Sun Java System Portal Server 7.1 Deployment Planning Guide

About Deployment Design

Deployment design begins with the deployment scenario created during the logical design and technical requirements phases of the solution life cycle. The deployment scenario contains a logical architecture and the quality of service requirements for the solution. You map the components identified in the logical architecture across physical servers and other network devices to create a deployment architecture. The quality of service requirements provide guidance on hardware configurations for performance, availability, scalability, and other related quality of service specifications.

Designing the deployment architecture is an iterative process. You typically revisit the quality of service requirements and reexamine your preliminary designs. You take into account the interrelationship of the quality of service requirements, balancing the trade-offs and cost of ownership issues to arrive at an optimal solution that ultimately satisfies the business goals of the project.

The best way to start deployment planning is to begin with a reference or building block architecture which is already well documented and tested. It is easier to modify this into what's required rather than starting from scratch. Factors that contribute to successful deployment design are past design experience, knowledge of systems architecture, domain knowledge, and applied creative thinking.

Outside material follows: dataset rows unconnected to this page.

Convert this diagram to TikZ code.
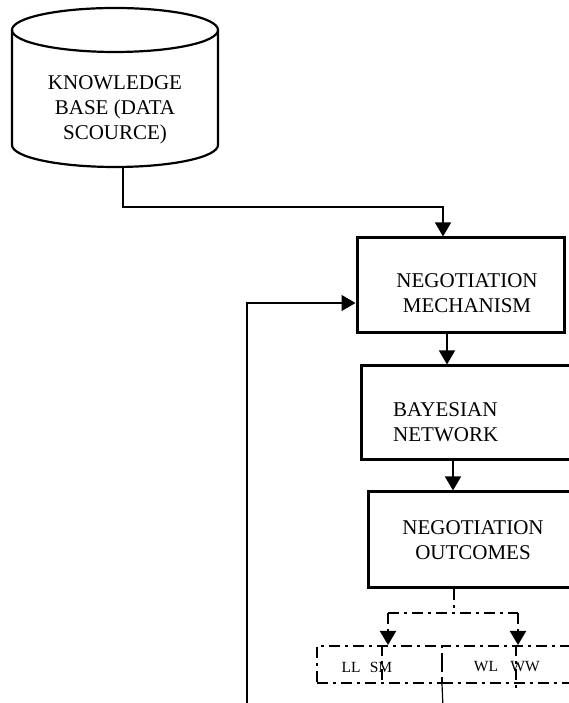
\documentclass[tikz,border=0pt]{standalone}
\usepackage{fontspec}
\setmainfont{Liberation Serif}
\usetikzlibrary{arrows.meta,calc}
\tikzset{
  box/.style={draw, rectangle, line width=3pt, inner sep=0pt},
  txt/.style={font=\fontsize{21}{25}\selectfont, align=center, inner sep=0pt},
  small/.style={font=\fontsize{15.5}{18}\selectfont, inner sep=0pt},
  conn/.style={line width=1.2pt},
  arr/.style={-{Triangle[length=14pt,width=16pt]}},
  dd/.style={line width=2pt, dash pattern=on 11pt off 5pt on 3pt off 5pt},
  ddbox/.style={draw, rectangle, dd, inner sep=0pt},
}
\begin{document}
\begin{tikzpicture}[x=1pt,y=1pt]
\useasboundingbox (0,0) rectangle (569,703);
\clip (0,0) rectangle (569,703);
\fill[white] (0,0) rectangle (569,703);
% cylinder
\draw[line width=2.2pt] (12,673) -- (12,558) arc[start angle=180,end angle=360,x radius=103,y radius=22] -- (218,673);
\draw[line width=2.2pt] (115,673) ellipse[x radius=103,y radius=22];
\node[txt] (kb) at (115,593) {KNOWLEDGE\\BASE (DATA\\SCOURCE)};
\coordinate (kbout) at (123,536);
% boxes
\node[box, minimum width=207pt, minimum height=95pt] (nm) at (460.5,417.5) {};
\node[txt] (nmt) at (467,410) {NEGOTIATION\\MECHANISM};
\node[box, minimum width=259pt, minimum height=94pt] (bn) at (490.5,290) {};
\node[txt, align=left, anchor=west] (bnt) at (393,281) {BAYESIAN\\NETWORK};
\node[box, minimum width=252pt, minimum height=96pt] (oc) at (494,163) {};
\node[txt] (oct) at (473,163) {NEGOTIATION\\OUTCOMES};
% connectors
\draw[conn,arr] (kbout) -- (123,496) -| ([xshift=-17.5pt]nm.north);
\coordinate (fb) at (247,-5);
\draw[conn,arr] (fb) |- ([yshift=-17.5pt]nm.west);
\draw[conn,arr] ([xshift=-13.5pt]nm.south) -- ([xshift=-13.5pt]nm.south |- bn.north);
\draw[conn,arr] ([xshift=-37.5pt]bn.south) -- ([xshift=-37.5pt]bn.south |- oc.north);
% dash-dot part
\node[ddbox, minimum width=125pt, minimum height=37pt] (b1) at (379.5,38.5) {};
\node[ddbox, minimum width=178pt, minimum height=37pt] (b2) at (531,38.5) {};
\draw[dd] ([xshift=2.5pt]b1.north) -- ([xshift=2.5pt]b1.south);
\draw[dd] ([xshift=-15pt]b2.north) -- ([xshift=-15pt,yshift=-4pt]b2.south);
\node[small] (ll) at (351,36) {LL};
\node[small] (sm) at (381,36) {SM};
\node[small] (wl) at (486,36) {WL};
\node[small] (ww) at (525,36) {WW};
\coordinate (sp) at (454,90);
\coordinate (sl) at (388,90);
\coordinate (sr) at (518,90);
\draw[dd] ([xshift=-40pt]oc.south) -- (sp);
\draw[dd] (sl) -- (sr);
\draw[dd,arr] (sl) -- (sl |- b1.north);
\draw[dd,arr] (sr) -- (sr |- b2.north);
\coordinate (fb2) at (443,-5);
\draw[conn] (b2.south west) ++(1pt,0) -- (fb2);
\end{tikzpicture}
\end{document}
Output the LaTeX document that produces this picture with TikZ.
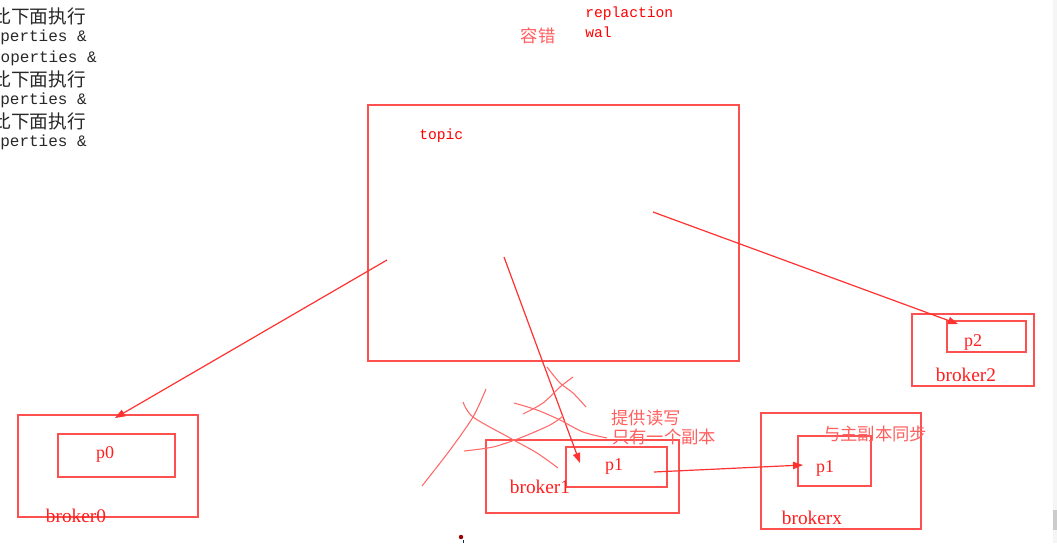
\documentclass[tikz,border=0pt]{standalone}
\usepackage{fontspec}
\setmainfont{Liberation Serif}
\setmonofont{Liberation Mono}
\newfontfamily\cjk{Noto Sans CJK SC}
\usetikzlibrary{arrows.meta,fit}
\definecolor{boxred}{RGB}{255,80,80}
\definecolor{labred}{RGB}{255,30,30}
\definecolor{cjkred}{RGB}{255,95,95}
\definecolor{arrred}{RGB}{255,50,50}
\definecolor{scribred}{RGB}{255,105,105}
\definecolor{darktext}{RGB}{40,40,40}
\definecolor{dotred}{RGB}{160,0,0}
\definecolor{dotblue}{RGB}{20,40,80}
\begin{document}
\begin{tikzpicture}[x=0.75pt,y=-0.75pt,
  box/.style={draw=boxred, line width=1.1pt, inner sep=0pt},
  lab/.style={text=labred, font=\fontsize{13.5pt}{15pt}\selectfont, inner sep=0pt},
  blab/.style={text=labred, font=\fontsize{14.5pt}{16pt}\selectfont, inner sep=0pt},
  cjklab/.style={text=cjkred, font=\cjk\fontsize{13pt}{15pt}\selectfont, inner sep=0pt},
  monolab/.style={text=red, font=\ttfamily\fontsize{11pt}{13pt}\selectfont, inner sep=0pt},
  topcjk/.style={text=darktext, font=\cjk\fontsize{14pt}{16pt}\selectfont, inner sep=0pt, anchor=east},
  topmono/.style={text=darktext, font=\ttfamily\fontsize{12pt}{14pt}\selectfont, inner sep=0pt, anchor=east},
  arr/.style={draw=arrred, line width=0.9pt, -{Triangle[length=7.5pt,width=5.5pt]}},
  scrib/.style={draw=scribred, line width=0.8pt}]
\useasboundingbox (0,0) rectangle (1057,543);
\clip (0,0) rectangle (1057,543);
\fill[white] (0,0) rectangle (1057,543);

% top-left clipped text
\node[topcjk] (t1) at (86,16) {此下面执行};
\node[topmono] (t2) at (87,37) {properties \&};
\node[topmono] (t3) at (97,58) {properties \&};
\node[topcjk] (t4) at (86,79) {此下面执行};
\node[topmono] (t5) at (87,100) {properties \&};
\node[topcjk] (t6) at (86,121) {此下面执行};
\node[topmono] (t7) at (87,142) {properties \&};

% top labels
\node[cjklab] (rongcuo) at (538,36) {容错};
\node[monolab, anchor=west] (repl) at (585,14) {replaction};
\node[monolab, anchor=west] (wal) at (585,32) {wal};

% topic
\node[box, fit={(368,105) (739,361)}] (topic) {};
\node[monolab, anchor=west] (topiclab) at (419,136) {topic};

% broker0
\node[box, fit={(18,415) (198,517)}] (broker0) {};
\node[box, fit={(58,434) (175,477)}] (p0box) {};
\node[lab] (p0lab) at (105,454) {p0};
\node[blab] (b0lab) at (76,516) {broker0};

% broker2
\node[box, fit={(912,314) (1034,386)}] (broker2) {};
\node[box, fit={(947,321) (1026,352)}] (p2box) {};
\node[lab] (p2lab) at (973,342) {p2};
\node[blab] (b2lab) at (966,375) {broker2};

% broker1
\node[box, fit={(486,440) (679,513)}] (broker1) {};
\node[box, fit={(566,447) (667,487)}] (p1box) {};
\node[lab] (p1lab) at (614,466) {p1};
\node[blab] (b1lab) at (540,487) {broker1};
\node[cjklab] (rw) at (646,418) {提供读写};
\node[cjklab] (onecopy) at (664,437) {只有一个副本};

% brokerx
\node[box, fit={(761,413) (921,529)}] (brokerx) {};
\node[box, fit={(798,436) (871,486)}] (pxbox) {};
\node[lab] (pxlab) at (825,468) {p1};
\node[blab] (bxlab) at (812,518) {brokerx};
\node[cjklab] (sync) at (875,434) {与主副本同步};

% arrows
\coordinate (s0) at (387,260);
\coordinate (e0) at (115,418);
\coordinate (s1) at (504,257);
\coordinate (e1) at (580,463);
\coordinate (s2) at (653,212);
\coordinate (e2) at (958,324);
\coordinate (s3) at (654,472);
\coordinate (e3) at (803,465);
\draw[arr] (s0) -- (e0);
\draw[arr] (s1) -- (e1);
\draw[arr] (s2) -- (e2);
\draw[arr] (s3) -- (e3);

% scribbles
\draw[scrib] plot[smooth] coordinates {(422,486) (450,450) (473,417) (486,389)};
\draw[scrib] plot[smooth] coordinates {(463,402) (473,417) (510,438) (537,453) (558,468)};
\draw[scrib] plot[smooth] coordinates {(464,451) (493,447) (520,438) (550,425) (563,416)};
\draw[scrib] plot[smooth] coordinates {(514,403) (537,410) (560,420) (583,432) (607,438)};
\draw[scrib] plot[smooth] coordinates {(523,414) (543,403) (560,387) (573,377)};
\draw[scrib] plot[smooth] coordinates {(547,367) (560,383) (573,393) (586,407)};

% stray dot
\fill[dotred] (461,537) circle (2.2);
\fill[dotblue] (462.5,540) rectangle (464,543);

% scrollbar strip
\fill[gray!8] (1053,0) rectangle (1057,543);
\fill[gray!40] (1053,510) rectangle (1057,530);
\end{tikzpicture}
\end{document}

Deployment design typically revolves around achieving performance requirements while meeting other quality of service requirements. The strategies you use must balance the trade-offs of your design decisions to optimize the solution. The methodology you use typically involves the following tasks:

  1. Estimate processor requirements. Deployment design often begins with portal sizing in the logical architecture. Start with the use cases and modify your estimates accordingly. Also consider any previous experience you have with designing enterprise systems.

  2. Estimate processor requirements for secure transport. Study use cases that require secure transport and modify CPU estimates accordingly.

  3. Replicate services for availability and scalability. Make modifications to the design to account for quality of service requirements for availability and scalability. Consider load balancing solutions that address availability and failover considerations.

  4. During your analysis, consider the trade-offs of your design decisions. For example, what affect does the availability and scalability strategy have on serviceability (maintenance) of the system? What are the others costs of the strategies?

  5. Identify bottlenecks. Examine the deployment design to identify any bottlenecks that cause the transmission of data to fall beneath requirements, and make adjustments.

  6. Optimize resources. Review your deployment design for resource management and consider options that minimizes costs while fulfilling requirements.

  7. Manage risks. Revisit your business and technical analysis, and modify your design to account for events or situations that your earlier planning did not foresee.